Verge reporter Adi Robertson has previously described Dall-E 2 as “an image search tool for pictures that don’t exist.” As demonstrated in the GIF above, an artist can describe an image or graphic they want to use, and the AI can create the image. You can also have Dall-E 2 blend two images or choose select parts of one for Dall-E 2 to edit.
Those who are interested in trying out Microsoft Designer can sign up for free web preview access now. Once it’s ready to roll out, Designer will be available in a free version, with additional premium features limited to Microsoft 365 subscribers.
Designer will also be integrated into Microsoft Edge, where it will deliver “AI-powered design suggestions to visually enhance social media posts,” according to Microsoft.

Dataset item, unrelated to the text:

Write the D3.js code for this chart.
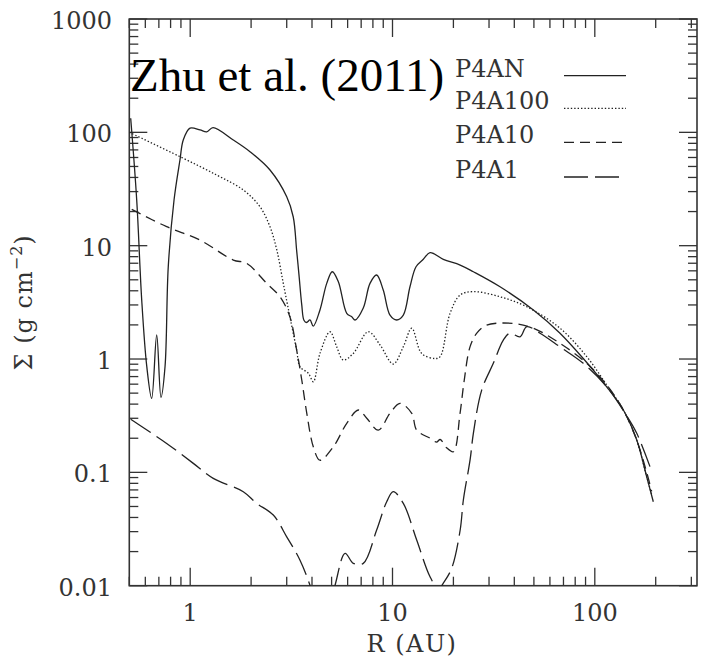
<!DOCTYPE html>
<html>
<head>
<meta charset="utf-8">
<script src="https://cdn.jsdelivr.net/npm/d3@7"></script>
<style>
  body { margin: 0; background: #fff; }
  text { font-family: "DejaVu Serif", serif; fill: #333; }
</style>
</head>
<body>
<div id="js_chart"></div>
<script>

// Surface density profiles, [R (AU), Sigma (g cm^-2)]
const p4an = [[0.508,133],[0.544,25.3],[0.576,3.3],[0.61,0.86],[0.645,0.45],[0.683,1.63],[0.717,0.46],
    [0.751,0.86],[0.779,6.5],[0.832,25.3],[0.89,57],[0.924,85.6],[0.998,109],[1.118,105],[1.207,101],
    [1.296,110],[1.633,85.6],[1.975,67.5],[2.48,46.5],[3.0,27],[3.23,18],[3.36,9],[3.45,5.5],[3.56,3.0],
    [3.65,2.2],[3.76,2.1],[3.91,2.21],[4.06,1.95],[4.38,2.71],[4.73,4.65],[5.04,5.89],[5.40,4.81],
    [5.94,2.53],[6.29,2.36],[6.53,2.21],[7.17,2.82],[7.74,4.65],[8.35,5.51],[9.0,4.06],[9.72,2.44],
    [10.49,2.21],[11.31,2.44],[12.2,4.34],[13.07,6.52],[14.2,7.58],[15.33,8.67],[17.83,7.58],[21.6,6.75],
    [25.1,5.89],[34,4.34],[49.7,2.71],[67.3,1.69],[87.7,1.01],[114.5,0.569],[138.4,0.355],[161.2,0.193],
    [180.5,0.0915],[194.6,0.055]];

const p4a100 = [[0.5,100],[0.89,61],[1.352,42],[1.83,31],[2.21,22.1],[2.48,14.7],[2.68,9.16],[2.885,4.65],
    [3.11,2.36],[3.36,1.2],[3.49,0.855],[3.84,0.748],[4.06,0.63],[4.38,1.12],[4.91,1.74],[5.30,1.28],
    [5.71,0.98],[6.40,1.12],[7.59,1.74],[8.68,1.33],[10.09,0.903],[11.3,1.28],[12.45,1.87],[13.94,1.12],
    [16.2,1.01],[17.2,1.05],[19.25,2.53],[21.6,3.67],[25.1,3.93],[34,3.54],[46.1,2.89],[67.3,1.87],
    [91.2,1.05],[114.5,0.59],[138.4,0.355],[161,0.193],[180.5,0.0915],[192,0.062]];

const p4a10 = [[0.514,20.9],[0.765,14.7],[1.118,11.2],[1.633,7.47],[1.90,6.99],[2.39,4.65],[2.78,3.54],
    [3.11,2.36],[3.36,1.2],[3.56,0.653],[3.77,0.332],[4.06,0.168],[4.38,0.128],[5.10,0.168],[5.94,0.271],
    [6.78,0.355],[7.46,0.30],[8.51,0.236],[9.72,0.332],[10.89,0.406],[12.45,0.332],[13.17,0.236],
    [15.33,0.20],[16.5,0.185],[17.2,0.195],[18.5,0.165],[20,0.152],[21.57,0.332],[22.6,0.64],[24.16,1.28],
    [26.1,1.69],[29.2,1.99],[39.6,2.06],[49.7,1.87],[67.3,1.375],[91.2,0.916],[114.5,0.59],[138.4,0.355],
    [161,0.193],[180.5,0.1],[191,0.068]];

const p4a1 = [[0.508,0.294],[0.544,0.271],[0.765,0.18],[1.036,0.12],[1.30,0.0886],[1.83,0.0675],
    [2.13,0.0533],[2.575,0.042],[3.0,0.027],[3.49,0.0168],[3.91,0.0101],[4.3,0.006],[4.8,0.006],
    [5.2,0.0101],[5.83,0.0193],[6.40,0.01575],[7.17,0.01575],[8.35,0.031],[9.36,0.0551],[10.09,0.0675],
    [11.31,0.0533],[13.17,0.0253],[15.33,0.012],[16.9,0.0093],[17.8,0.0105],[19.6,0.0142],[21.6,0.031],
    [22.4,0.057],[24.2,0.13],[25.1,0.221],[27.6,0.532],[31.5,0.916],[35.3,1.47],[38.1,1.69],[42.7,1.57],
    [46.1,1.93],[53.6,1.69],[67.3,1.28],[87.7,0.916],[114.5,0.569],[141.1,0.332],[161.2,0.221],[187.5,0.112]];

const seriesNames = ["P4AN", "P4A100", "P4A10", "P4A1"];
const xTickLabels = [1, 10, 100];
const yTickLabels = [0.01, 0.1, 1, 10, 100, 1000];

function createPlot() {
    let width = 706, height = 665;
    let left = 129.3, right = 697, top = 19, bottom = 585.7;

    let x = d3.scaleLog().domain([0.5, 320]).range([left, right]);
    let y = d3.scaleLog().domain([0.01, 1000]).range([bottom, top]);

    let svg = d3.select("#js_chart")
        .append("svg")
        .attr("width", width)
        .attr("height", height);

    svg.append("rect").attr("width", width).attr("height", height).attr("fill", "#fff");

    svg.append("clipPath").attr("id", "plotclip")
        .append("rect")
        .attr("x", left).attr("y", top)
        .attr("width", right - left).attr("height", bottom - top);

    // Ticks on all four sides, pointing inward
    let isMajor = function (v) { return Math.abs(Math.log10(v) - Math.round(Math.log10(v))) < 1e-6; };
    let ticks = svg.append("g").attr("stroke", "#333").attr("stroke-width", 1.3);

    x.ticks().forEach(function (v) {
        let len = isMajor(v) ? 18 : 9;
        let px = x(v);
        ticks.append("line").attr("x1", px).attr("x2", px).attr("y1", bottom).attr("y2", bottom - len);
        ticks.append("line").attr("x1", px).attr("x2", px).attr("y1", top).attr("y2", top + len);
    });

    y.ticks().forEach(function (v) {
        let len = isMajor(v) ? 18 : 9;
        let py = y(v);
        ticks.append("line").attr("x1", left).attr("x2", left + len).attr("y1", py).attr("y2", py);
        ticks.append("line").attr("x1", right).attr("x2", right - len).attr("y1", py).attr("y2", py);
    });

    // Frame
    svg.append("rect")
        .attr("x", left).attr("y", top)
        .attr("width", right - left).attr("height", bottom - top)
        .attr("fill", "none").attr("stroke", "#333").attr("stroke-width", 1.6);

    // Tick labels
    svg.selectAll(".xlab").data(xTickLabels).enter().append("text")
        .attr("x", function (d) { return x(d); })
        .attr("y", 621)
        .attr("text-anchor", "middle")
        .attr("font-size", 24)
        .text(function (d) { return d; });

    svg.selectAll(".ylab").data(yTickLabels).enter().append("text")
        .attr("x", 112)
        .attr("y", function (d) { return y(d) + 10; })
        .attr("text-anchor", "end")
        .attr("font-size", 24)
        .text(function (d) { return d; });

    // Axis titles
    svg.append("text")
        .attr("x", 412)
        .attr("y", 652)
        .attr("text-anchor", "middle")
        .attr("font-size", 24)
        .attr("letter-spacing", 1.5)
        .text("R (AU)");

    let ylab = svg.append("text")
        .attr("transform", "translate(32," + ((top + bottom) / 2) + ") rotate(-90)")
        .attr("text-anchor", "middle")
        .attr("font-size", 24)
        .attr("letter-spacing", 1);
    ylab.append("tspan").text("\u03A3 (g cm");
    ylab.append("tspan").attr("font-size", 16).attr("dy", -10).text("\u22122");
    ylab.append("tspan").attr("dy", 10).text(")");

    // Curves
    let line = d3.line()
        .x(function (d) { return x(d[0]); })
        .y(function (d) { return y(d[1]); })
        .curve(d3.curveCatmullRom.alpha(0.5));

    let dashes = ["none", "1.4,2", "10,6", "24,7"];
    let curves = [p4an, p4a100, p4a10, p4a1];

    let g_plot = svg.append("g").attr("clip-path", "url(#plotclip)");
    g_plot.selectAll("path").data(curves).enter().append("path")
        .attr("d", line)
        .attr("fill", "none")
        .attr("stroke", "#222")
        .attr("stroke-width", 1.3)
        .attr("stroke-dasharray", function (d, i) { return dashes[i]; });

    // Annotation
    svg.append("text")
        .attr("x", 130)
        .attr("y", 90.7)
        .style("font-family", "'Liberation Serif', serif")
        .style("fill", "#000")
        .attr("font-size", 47)
        .text("Zhu et al. (2011)");

    // Legend
    let legendY = [76.7, 109.3, 143.3, 178];
    seriesNames.forEach(function (name, i) {
        svg.append("text")
            .attr("x", 455)
            .attr("y", legendY[i])
            .attr("font-size", 24)
            .text(name);
        svg.append("line")
            .attr("x1", 564).attr("x2", i === 3 ? 621 : 626)
            .attr("y1", legendY[i] - 1).attr("y2", legendY[i] - 1)
            .attr("stroke", "#222")
            .attr("stroke-width", 1.3)
            .attr("stroke-dasharray", dashes[i]);
    });
}

createPlot();
</script>
</body>
</html>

Despite being less stylish than the Surface Studio 2 Plus, many people may appreciate some new hardware built to work for offices using Microsoft Teams in a hybrid workplace. The pill-shaped Audio Dock is an all-in-one speakerphone solution with a 60W passthrough PC charger and four different ports (HDMI, USB-A, and two USB-C) to go with the dual front-facing microphones, Teams button, and mute button. The other item is a new Presenter Plus handheld remote control that integrates with Teams to make giving presentations more familiar, whether you’re streaming them or in person. There’s no pricing or release date available for either one.